*** EXTRACTED RECORDS
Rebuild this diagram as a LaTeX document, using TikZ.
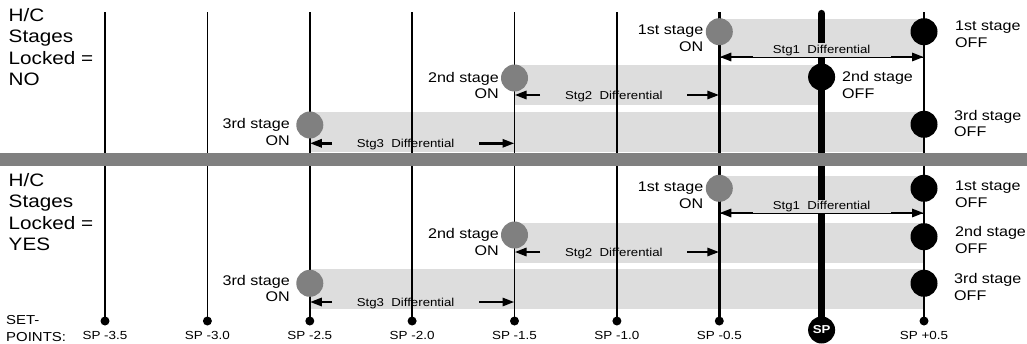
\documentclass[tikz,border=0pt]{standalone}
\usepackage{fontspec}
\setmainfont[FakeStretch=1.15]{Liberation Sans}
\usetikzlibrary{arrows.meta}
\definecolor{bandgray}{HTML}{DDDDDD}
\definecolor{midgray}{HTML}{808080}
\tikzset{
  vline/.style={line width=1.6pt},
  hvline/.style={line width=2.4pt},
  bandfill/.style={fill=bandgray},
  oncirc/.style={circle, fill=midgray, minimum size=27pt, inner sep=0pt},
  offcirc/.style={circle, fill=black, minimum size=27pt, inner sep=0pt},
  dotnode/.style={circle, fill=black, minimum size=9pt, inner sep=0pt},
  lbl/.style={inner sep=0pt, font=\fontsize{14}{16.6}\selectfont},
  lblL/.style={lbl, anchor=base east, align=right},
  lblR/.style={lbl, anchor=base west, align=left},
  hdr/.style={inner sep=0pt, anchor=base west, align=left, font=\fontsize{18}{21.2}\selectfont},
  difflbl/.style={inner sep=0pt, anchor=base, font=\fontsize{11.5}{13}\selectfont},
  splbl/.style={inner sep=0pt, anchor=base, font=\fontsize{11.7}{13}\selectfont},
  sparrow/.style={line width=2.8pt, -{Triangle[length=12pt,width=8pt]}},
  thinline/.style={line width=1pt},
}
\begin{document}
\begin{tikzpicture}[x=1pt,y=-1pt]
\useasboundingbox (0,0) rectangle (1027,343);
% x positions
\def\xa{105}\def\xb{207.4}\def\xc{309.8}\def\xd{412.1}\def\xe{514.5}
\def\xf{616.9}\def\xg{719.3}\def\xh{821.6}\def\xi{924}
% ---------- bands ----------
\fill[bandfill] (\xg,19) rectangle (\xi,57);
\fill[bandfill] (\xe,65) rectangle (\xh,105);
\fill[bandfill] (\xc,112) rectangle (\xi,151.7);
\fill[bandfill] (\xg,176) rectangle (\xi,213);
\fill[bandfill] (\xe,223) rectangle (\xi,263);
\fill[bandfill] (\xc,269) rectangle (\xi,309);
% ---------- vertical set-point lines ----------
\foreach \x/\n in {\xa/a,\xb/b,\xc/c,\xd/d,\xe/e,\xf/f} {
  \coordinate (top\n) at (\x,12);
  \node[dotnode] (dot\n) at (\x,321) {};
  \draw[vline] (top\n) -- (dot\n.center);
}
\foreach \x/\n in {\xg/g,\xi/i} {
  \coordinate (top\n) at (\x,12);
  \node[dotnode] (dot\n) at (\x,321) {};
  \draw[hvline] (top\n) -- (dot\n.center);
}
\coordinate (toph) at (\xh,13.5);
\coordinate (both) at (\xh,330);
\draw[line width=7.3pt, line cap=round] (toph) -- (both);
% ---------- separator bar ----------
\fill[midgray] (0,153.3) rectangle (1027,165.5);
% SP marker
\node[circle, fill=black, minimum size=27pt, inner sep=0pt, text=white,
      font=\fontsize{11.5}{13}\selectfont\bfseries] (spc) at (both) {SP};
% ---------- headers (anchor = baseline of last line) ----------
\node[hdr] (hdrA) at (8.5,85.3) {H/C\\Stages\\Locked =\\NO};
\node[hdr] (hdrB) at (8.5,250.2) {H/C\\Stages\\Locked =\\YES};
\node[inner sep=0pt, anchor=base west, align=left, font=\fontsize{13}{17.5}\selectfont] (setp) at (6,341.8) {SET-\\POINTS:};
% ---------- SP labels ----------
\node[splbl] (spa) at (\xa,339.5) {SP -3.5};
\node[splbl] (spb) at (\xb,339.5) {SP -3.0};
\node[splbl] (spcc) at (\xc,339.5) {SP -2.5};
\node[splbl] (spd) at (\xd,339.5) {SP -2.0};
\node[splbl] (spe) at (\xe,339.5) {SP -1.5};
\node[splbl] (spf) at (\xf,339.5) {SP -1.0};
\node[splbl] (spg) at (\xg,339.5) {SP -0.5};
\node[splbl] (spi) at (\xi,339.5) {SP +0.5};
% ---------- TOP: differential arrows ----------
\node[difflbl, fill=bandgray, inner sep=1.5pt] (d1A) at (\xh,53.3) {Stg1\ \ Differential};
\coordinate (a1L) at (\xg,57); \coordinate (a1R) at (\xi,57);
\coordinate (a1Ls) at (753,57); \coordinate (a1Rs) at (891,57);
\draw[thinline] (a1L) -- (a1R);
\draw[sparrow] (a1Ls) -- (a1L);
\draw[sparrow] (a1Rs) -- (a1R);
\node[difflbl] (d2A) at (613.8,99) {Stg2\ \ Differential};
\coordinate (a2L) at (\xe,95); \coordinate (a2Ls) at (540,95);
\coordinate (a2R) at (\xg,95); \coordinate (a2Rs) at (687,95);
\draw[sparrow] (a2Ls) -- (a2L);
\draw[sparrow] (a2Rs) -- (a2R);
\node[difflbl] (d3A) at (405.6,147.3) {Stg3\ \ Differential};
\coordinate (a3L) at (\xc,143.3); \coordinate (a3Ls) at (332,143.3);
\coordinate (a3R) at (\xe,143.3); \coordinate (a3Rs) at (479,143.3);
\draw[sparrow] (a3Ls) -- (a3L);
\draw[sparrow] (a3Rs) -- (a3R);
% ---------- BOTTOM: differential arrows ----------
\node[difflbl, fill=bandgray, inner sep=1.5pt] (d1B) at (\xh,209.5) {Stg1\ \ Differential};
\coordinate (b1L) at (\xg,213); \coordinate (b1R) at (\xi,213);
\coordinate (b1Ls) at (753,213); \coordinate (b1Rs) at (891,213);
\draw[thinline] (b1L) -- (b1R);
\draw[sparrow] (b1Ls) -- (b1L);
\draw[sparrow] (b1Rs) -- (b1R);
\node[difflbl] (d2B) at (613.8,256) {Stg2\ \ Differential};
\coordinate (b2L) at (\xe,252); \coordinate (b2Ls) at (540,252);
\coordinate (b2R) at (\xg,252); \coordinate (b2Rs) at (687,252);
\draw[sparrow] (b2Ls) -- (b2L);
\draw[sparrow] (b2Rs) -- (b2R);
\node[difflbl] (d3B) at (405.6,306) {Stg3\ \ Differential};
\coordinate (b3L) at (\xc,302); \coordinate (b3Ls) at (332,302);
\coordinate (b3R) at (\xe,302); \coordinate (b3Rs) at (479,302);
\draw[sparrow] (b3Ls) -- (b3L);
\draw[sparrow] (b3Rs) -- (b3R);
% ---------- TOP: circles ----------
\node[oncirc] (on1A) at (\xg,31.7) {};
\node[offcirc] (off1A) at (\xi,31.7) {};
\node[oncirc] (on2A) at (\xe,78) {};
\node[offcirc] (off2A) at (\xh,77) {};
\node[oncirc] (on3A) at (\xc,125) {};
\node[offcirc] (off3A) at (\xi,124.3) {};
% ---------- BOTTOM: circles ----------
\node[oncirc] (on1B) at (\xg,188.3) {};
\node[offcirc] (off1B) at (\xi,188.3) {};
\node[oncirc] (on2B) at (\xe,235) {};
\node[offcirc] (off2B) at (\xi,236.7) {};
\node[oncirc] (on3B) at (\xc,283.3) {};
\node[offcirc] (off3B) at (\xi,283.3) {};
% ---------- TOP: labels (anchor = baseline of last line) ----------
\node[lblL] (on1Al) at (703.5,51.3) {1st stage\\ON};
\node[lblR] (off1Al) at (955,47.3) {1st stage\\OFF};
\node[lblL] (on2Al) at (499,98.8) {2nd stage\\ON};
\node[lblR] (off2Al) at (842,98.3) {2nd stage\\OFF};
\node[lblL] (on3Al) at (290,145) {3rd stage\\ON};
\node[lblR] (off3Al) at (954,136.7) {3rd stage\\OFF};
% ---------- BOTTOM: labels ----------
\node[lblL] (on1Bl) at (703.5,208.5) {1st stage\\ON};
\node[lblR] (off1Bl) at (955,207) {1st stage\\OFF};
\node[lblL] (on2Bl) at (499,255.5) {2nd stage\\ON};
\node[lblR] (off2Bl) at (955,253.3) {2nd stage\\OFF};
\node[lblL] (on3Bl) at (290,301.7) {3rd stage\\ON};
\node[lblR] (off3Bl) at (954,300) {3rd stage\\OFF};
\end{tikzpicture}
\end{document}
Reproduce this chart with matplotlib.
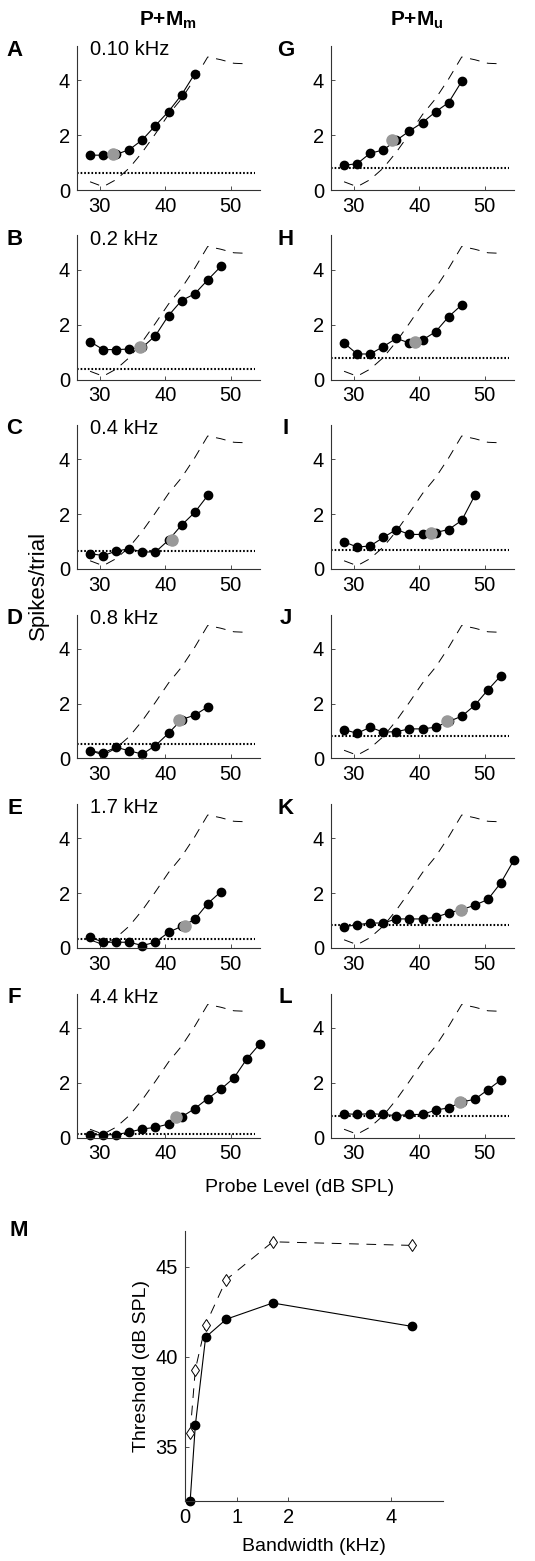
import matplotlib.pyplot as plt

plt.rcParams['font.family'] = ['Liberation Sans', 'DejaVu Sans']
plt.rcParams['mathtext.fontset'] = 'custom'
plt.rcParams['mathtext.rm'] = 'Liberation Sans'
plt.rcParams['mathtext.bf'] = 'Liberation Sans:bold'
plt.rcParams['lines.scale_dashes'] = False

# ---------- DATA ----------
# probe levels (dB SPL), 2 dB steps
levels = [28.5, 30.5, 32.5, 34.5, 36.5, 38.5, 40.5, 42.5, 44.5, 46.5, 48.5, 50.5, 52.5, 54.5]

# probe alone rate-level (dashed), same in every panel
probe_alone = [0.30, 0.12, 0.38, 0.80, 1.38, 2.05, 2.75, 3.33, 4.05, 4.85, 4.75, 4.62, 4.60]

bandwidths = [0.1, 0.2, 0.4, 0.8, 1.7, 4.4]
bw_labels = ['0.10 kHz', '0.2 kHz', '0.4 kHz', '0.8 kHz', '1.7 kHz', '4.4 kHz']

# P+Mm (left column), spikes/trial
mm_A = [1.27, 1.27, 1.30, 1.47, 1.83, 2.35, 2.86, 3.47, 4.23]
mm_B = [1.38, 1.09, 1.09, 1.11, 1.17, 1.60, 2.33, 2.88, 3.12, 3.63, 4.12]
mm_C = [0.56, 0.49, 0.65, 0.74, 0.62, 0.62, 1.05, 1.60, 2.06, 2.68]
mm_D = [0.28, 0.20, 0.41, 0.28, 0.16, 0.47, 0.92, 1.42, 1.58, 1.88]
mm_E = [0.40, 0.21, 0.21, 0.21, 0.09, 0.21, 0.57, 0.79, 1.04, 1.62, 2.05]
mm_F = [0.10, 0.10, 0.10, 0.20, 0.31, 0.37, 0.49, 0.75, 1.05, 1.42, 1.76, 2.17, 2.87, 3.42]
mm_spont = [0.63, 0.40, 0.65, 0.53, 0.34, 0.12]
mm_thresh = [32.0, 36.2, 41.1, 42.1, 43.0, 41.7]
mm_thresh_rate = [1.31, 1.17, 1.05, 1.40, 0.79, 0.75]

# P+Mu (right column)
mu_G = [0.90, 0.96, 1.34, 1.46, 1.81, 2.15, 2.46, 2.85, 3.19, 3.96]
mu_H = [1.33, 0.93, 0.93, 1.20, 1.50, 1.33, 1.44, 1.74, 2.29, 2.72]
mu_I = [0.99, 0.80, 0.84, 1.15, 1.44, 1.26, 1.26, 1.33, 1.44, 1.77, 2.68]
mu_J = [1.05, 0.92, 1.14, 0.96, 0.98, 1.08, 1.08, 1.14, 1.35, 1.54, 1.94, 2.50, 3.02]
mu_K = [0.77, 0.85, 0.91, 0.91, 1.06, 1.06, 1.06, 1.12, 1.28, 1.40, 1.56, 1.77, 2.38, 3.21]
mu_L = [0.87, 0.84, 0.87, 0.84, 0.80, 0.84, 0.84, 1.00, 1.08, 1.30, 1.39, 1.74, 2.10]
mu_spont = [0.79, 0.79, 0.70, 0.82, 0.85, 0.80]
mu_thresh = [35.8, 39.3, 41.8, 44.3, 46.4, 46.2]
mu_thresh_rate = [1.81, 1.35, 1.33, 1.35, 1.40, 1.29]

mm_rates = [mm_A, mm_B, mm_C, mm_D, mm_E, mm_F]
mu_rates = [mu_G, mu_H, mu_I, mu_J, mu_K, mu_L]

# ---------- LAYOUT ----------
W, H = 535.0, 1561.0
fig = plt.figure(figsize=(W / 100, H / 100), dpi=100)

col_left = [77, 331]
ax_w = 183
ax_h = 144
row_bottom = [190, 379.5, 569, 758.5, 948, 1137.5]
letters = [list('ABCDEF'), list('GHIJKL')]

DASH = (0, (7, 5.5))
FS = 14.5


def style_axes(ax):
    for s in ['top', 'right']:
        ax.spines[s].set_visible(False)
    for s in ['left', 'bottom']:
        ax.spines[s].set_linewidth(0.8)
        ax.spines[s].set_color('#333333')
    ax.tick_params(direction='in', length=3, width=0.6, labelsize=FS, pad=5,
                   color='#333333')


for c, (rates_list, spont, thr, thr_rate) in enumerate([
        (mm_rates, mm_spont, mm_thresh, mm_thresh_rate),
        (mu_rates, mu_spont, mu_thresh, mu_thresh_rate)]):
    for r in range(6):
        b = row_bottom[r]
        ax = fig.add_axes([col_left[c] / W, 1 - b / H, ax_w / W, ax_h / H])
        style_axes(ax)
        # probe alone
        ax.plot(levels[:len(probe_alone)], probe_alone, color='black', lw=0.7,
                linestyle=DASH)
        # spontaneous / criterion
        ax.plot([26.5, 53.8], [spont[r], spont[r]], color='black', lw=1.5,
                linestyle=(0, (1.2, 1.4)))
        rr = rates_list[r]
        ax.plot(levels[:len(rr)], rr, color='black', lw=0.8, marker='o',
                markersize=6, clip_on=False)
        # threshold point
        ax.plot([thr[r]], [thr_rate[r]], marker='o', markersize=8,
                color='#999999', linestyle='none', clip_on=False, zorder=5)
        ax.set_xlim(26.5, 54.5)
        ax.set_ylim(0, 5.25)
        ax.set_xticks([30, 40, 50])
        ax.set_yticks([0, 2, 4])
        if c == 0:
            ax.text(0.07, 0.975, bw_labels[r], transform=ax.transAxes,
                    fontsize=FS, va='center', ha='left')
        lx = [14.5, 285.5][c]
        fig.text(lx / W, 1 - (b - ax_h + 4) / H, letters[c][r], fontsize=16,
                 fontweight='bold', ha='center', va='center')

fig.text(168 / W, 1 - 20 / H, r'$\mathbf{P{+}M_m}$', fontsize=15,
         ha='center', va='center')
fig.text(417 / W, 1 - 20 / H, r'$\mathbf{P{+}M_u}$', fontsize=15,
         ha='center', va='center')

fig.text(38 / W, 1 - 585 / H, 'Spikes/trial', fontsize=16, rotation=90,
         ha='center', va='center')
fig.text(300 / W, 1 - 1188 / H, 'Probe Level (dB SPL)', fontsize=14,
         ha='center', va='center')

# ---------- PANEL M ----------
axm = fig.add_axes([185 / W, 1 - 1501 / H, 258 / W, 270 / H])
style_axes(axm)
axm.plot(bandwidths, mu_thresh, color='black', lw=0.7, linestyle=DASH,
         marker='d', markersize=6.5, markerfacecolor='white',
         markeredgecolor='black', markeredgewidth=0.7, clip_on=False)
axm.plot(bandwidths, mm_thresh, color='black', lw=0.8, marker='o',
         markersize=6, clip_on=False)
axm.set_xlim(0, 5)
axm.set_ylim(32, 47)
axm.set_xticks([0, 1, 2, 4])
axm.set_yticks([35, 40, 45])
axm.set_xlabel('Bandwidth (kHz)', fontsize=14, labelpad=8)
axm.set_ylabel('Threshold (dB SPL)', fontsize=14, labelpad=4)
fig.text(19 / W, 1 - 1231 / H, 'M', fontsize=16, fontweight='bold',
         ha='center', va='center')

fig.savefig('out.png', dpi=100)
******
### WORK INSTRUCTIONS
Begin at the line that has "Reproduce this chart with matplotlib.", stop after the line that has "bw_labels = ['0.10", and reproduce every line between them exactly and nothing else. Pictures stay out of the copy.

### OUTPUT OF THE EXERCISE
Reproduce this chart with matplotlib.
import matplotlib.pyplot as plt

plt.rcParams['font.family'] = ['Liberation Sans', 'DejaVu Sans']
plt.rcParams['mathtext.fontset'] = 'custom'
plt.rcParams['mathtext.rm'] = 'Liberation Sans'
plt.rcParams['mathtext.bf'] = 'Liberation Sans:bold'
plt.rcParams['lines.scale_dashes'] = False

# ---------- DATA ----------
# probe levels (dB SPL), 2 dB steps
levels = [28.5, 30.5, 32.5, 34.5, 36.5, 38.5, 40.5, 42.5, 44.5, 46.5, 48.5, 50.5, 52.5, 54.5]

# probe alone rate-level (dashed), same in every panel
probe_alone = [0.30, 0.12, 0.38, 0.80, 1.38, 2.05, 2.75, 3.33, 4.05, 4.85, 4.75, 4.62, 4.60]

bandwidths = [0.1, 0.2, 0.4, 0.8, 1.7, 4.4]
bw_labels = ['0.10 kHz', '0.2 kHz', '0.4 kHz', '0.8 kHz', '1.7 kHz', '4.4 kHz']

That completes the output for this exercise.